Internships are excellent crucibles for students to learn not only about what comes next in their studies, but also in growing and learning more about themselves. “I had a hard time believing that I had the qualifications to do research in such a prestigious school,” said Robbin Nameki, a Biology major who also interned at UCI. “In the beginning, I missed Long Beach and didn’t feel like I belonged there. But in the end, I think I was able to prove to myself that I am capable…. I’m very glad I pushed myself to get out of my comfort zone.”

Genesis Gutierrez
Genesis Gutierrez

Another UCI intern, Genesis Gutierrez who is a Health Science major, felt she had grown comfortable in her CSULB lab and the internship pushed her to discover her limitations. “I learned that I still have a lot to learn.”

Selina Urfano
Selina Urfano

To be successful in school and in life, it is often important to push through patches that can feel uncomfortable. “I learned the merit of perseverance and never giving up when it seems nothing is going right,” said Selina Urfano, a Microbiology major whose internship was in Buenos Aires, Argentina, through the Minority Health and Health Disparities International Research Training (MHIRT) Program.
    

Amalia Lira
Amalia Lira

Since internships get you out of environments that you may have become comfortable in, internships are great opportunities to expand skills, both in regards to research techniques and life skills. “I learned about the importance of skills such as organization, self-motivation, being a team player and timeliness,” said Amalia Lira, who interned at University of Michigan, Ann Arbor. “Among others, I learned that these skills are essential for being successful as a graduate student.”

Gina Vimbela
Gina Vimbela

Summer internships at R1 universities provide hands-on research experiences in which undergraduate interns work side by side with doctoral students, giving them a window into what they can expect when they take that next step. Gina Vimbela, a Chemical Engineering major who interned at Brown University, said she “learned more about the research process, how to successfully follow a project from a proposal to publishing its findings. I learned how conducting research can be different from institution to institution, also from principal investigator to principal investigator, and how you spearhead your research as a doctoral student.”

Aminah Tamimi
Aminah Tamimi

Aminah Tamimi, a Mechanical Engineering major who interned at UCI, felt she gained a better handle on what it takes to become a successful researcher through her internship experience. “I not only gained research experience, but I also got a glimpse of the milestones that Ph.D. students need to complete for graduation.”

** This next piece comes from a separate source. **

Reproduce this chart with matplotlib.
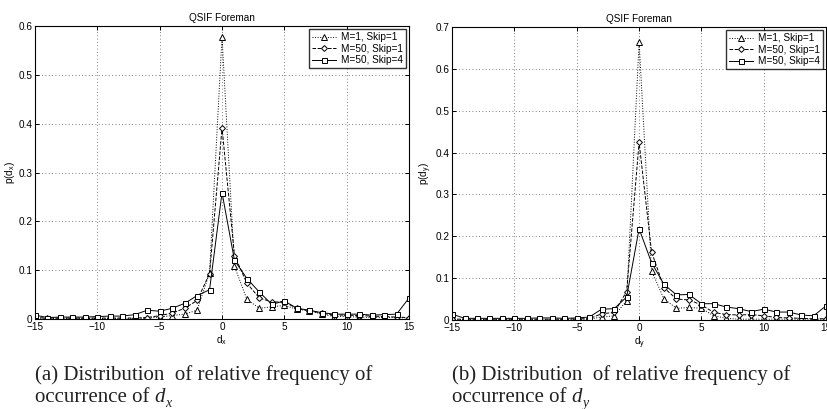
import numpy as np
import matplotlib
matplotlib.use("Agg")
import matplotlib.pyplot as plt

# Motion vector component values
d = np.arange(-15, 16)

# Relative frequency of d_x
px_m1_s1 = [0.002, 0.001, 0.001, 0.001, 0.001, 0.001, 0.001, 0.001, 0.001, 0.002,
            0.004, 0.007, 0.010, 0.018, 0.095, 0.578, 0.108, 0.040, 0.022, 0.025,
            0.028, 0.020, 0.017, 0.010, 0.005, 0.005, 0.004, 0.003, 0.003, 0.003, 0.002]
px_m50_s1 = [0.003, 0.002, 0.002, 0.002, 0.002, 0.002, 0.002, 0.002, 0.002, 0.003,
             0.007, 0.012, 0.022, 0.038, 0.093, 0.392, 0.130, 0.073, 0.043, 0.035,
             0.035, 0.022, 0.017, 0.012, 0.008, 0.008, 0.007, 0.006, 0.005, 0.004, 0.003]
px_m50_s4 = [0.008, 0.003, 0.004, 0.004, 0.004, 0.005, 0.006, 0.006, 0.009, 0.018,
             0.016, 0.022, 0.032, 0.048, 0.060, 0.259, 0.120, 0.083, 0.055, 0.030,
             0.037, 0.022, 0.018, 0.013, 0.010, 0.010, 0.010, 0.008, 0.009, 0.010, 0.043]

# Relative frequency of d_y
py_m1_s1 = [0.002, 0.001, 0.001, 0.001, 0.001, 0.001, 0.001, 0.001, 0.001, 0.001,
            0.001, 0.002, 0.007, 0.010, 0.046, 0.665, 0.118, 0.050, 0.028, 0.030,
            0.028, 0.010, 0.004, 0.002, 0.002, 0.002, 0.002, 0.002, 0.002, 0.002, 0.002]
py_m50_s1 = [0.002, 0.002, 0.002, 0.002, 0.002, 0.002, 0.002, 0.002, 0.002, 0.002,
             0.003, 0.003, 0.015, 0.018, 0.068, 0.425, 0.163, 0.077, 0.050, 0.048,
             0.036, 0.018, 0.013, 0.012, 0.013, 0.010, 0.006, 0.005, 0.004, 0.003, 0.003]
py_m50_s4 = [0.014, 0.004, 0.004, 0.004, 0.004, 0.004, 0.004, 0.005, 0.005, 0.004,
             0.005, 0.007, 0.026, 0.027, 0.055, 0.218, 0.137, 0.085, 0.060, 0.061,
             0.039, 0.039, 0.031, 0.027, 0.020, 0.026, 0.019, 0.019, 0.012, 0.010, 0.034]

labels = ["M=1, Skip=1", "M=50, Skip=1", "M=50, Skip=4"]
styles = [(":", "^"), ("--", "D"), ("-", "s")]
msizes = [4.5, 3.0, 3.6]

plt.rcParams["font.family"] = ["Liberation Sans", "DejaVu Sans"]
plt.rcParams["mathtext.fontset"] = "custom"
plt.rcParams["mathtext.rm"] = "Liberation Sans"
plt.rcParams["mathtext.it"] = "Liberation Sans"

FS = 7.2
CAP = 15

fig = plt.figure(figsize=(8.28, 4.09), dpi=100)


def panel(rect, series, ymax, ylab, xlab, tag, sub):
    ax = fig.add_axes(rect)
    for vals, lab, (ls, mk), ms in zip(series, labels, styles, msizes):
        ax.plot(d, vals, linestyle=ls, marker=mk, color="black", lw=0.7,
                markersize=ms, markerfacecolor="white", markeredgecolor="black",
                markeredgewidth=0.7, label=lab)
    ax.set_xlim(-15, 15)
    ax.set_ylim(0, ymax)
    ax.set_xticks([-15, -10, -5, 0, 5, 10, 15])
    ax.set_xticklabels(["\u221215", "\u221210", "\u22125", "0", "5", "10", "15"])
    yt = np.round(np.arange(0, ymax + 1e-9, 0.1), 1)
    ax.set_yticks(yt)
    ax.set_yticklabels(["0"] + [f"{v:.1f}" for v in yt[1:]])
    ax.tick_params(direction="in", length=3, width=0.7, labelsize=FS, pad=2,
                   top=True, right=True)
    ax.grid(True, linestyle=(0, (1, 3)), color="#555555", lw=0.6)
    for s in ax.spines.values():
        s.set_linewidth(0.8)
    ax.set_title("QSIF Foreman", fontsize=FS, pad=4)
    ax.set_ylabel(ylab, fontsize=FS, labelpad=1)
    ax.set_xlabel(xlab, fontsize=FS, labelpad=1)
    leg = ax.legend(loc="upper right", fontsize=FS, frameon=True, fancybox=False,
                    borderpad=0.3, labelspacing=0.15, handlelength=2.4,
                    handletextpad=0.5, borderaxespad=0.3)
    leg.get_frame().set_edgecolor("black")
    leg.get_frame().set_linewidth(1.0)

    # Caption below the panel
    x0 = rect[0]
    fig.text(x0, 0.072, f"({tag}) Distribution  of relative frequency of",
             family="Liberation Serif", fontsize=CAP, ha="left", va="baseline",
             color="#222222")
    t = fig.text(x0, 0.016, "occurrence of ", family="Liberation Serif",
                 fontsize=CAP, ha="left", va="baseline", color="#222222")
    fig.canvas.draw()
    inv = fig.transFigure.inverted()
    xe = inv.transform((t.get_window_extent().x1, 0))[0]
    td = fig.text(xe, 0.016, "d", family="Liberation Serif", style="italic",
                  fontsize=CAP, ha="left", va="baseline", color="#222222")
    fig.canvas.draw()
    xd = inv.transform((td.get_window_extent().x1, 0))[0]
    fig.text(xd, 0.004, sub, family="Liberation Serif", style="italic",
             fontsize=10, ha="left", va="baseline", color="#222222")
    return ax


panel([0.0423, 0.220, 0.4517, 0.716], [px_m1_s1, px_m50_s1, px_m50_s4], 0.6,
      r"p(d$_x$)", r"d$_x$", "a", "x")
panel([0.546, 0.2176, 0.4517, 0.716], [py_m1_s1, py_m50_s1, py_m50_s4], 0.7,
      r"p(d$_y$)", r"d$_y$", "b", "y")

fig.savefig("out.png", dpi=100)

While some students participated in formal internship programs, others made special arrangements, creating their own custom internships. Lori Digal, a Chemistry major, arranged for a summer research placement with her CSULB mentor’s collaborator in Dunedin, New Zealand. And Sima Chokr, a Biology major, created her unique internship at the University of California Riverside.

Lori Digal
Lori Digal

Creating their own training opportunities can open students up to more opportunities for research at a research-intensive university without being limited to those universities with existing summer internship programs. Also, it can empower the students to take more charge of their educational journey by increasing a sense of ownership of their experiences.

However, one caveat for going this route is that it puts a much higher burden on the student to create the internship experience. Some students may wish to be a part of a more defined program as they may have to create their own structure, which can be difficult in some settings.

Sima Chokr
Sima Chokr

Regardless if students participate in more formalized programs, or create them on their own, what they get out of it is up to them. CSULB BUILD interns suggested that a mixture of pre-internship research and coordination, active participation during the program and a forward-thinking can-do attitude will provide the best chances for success.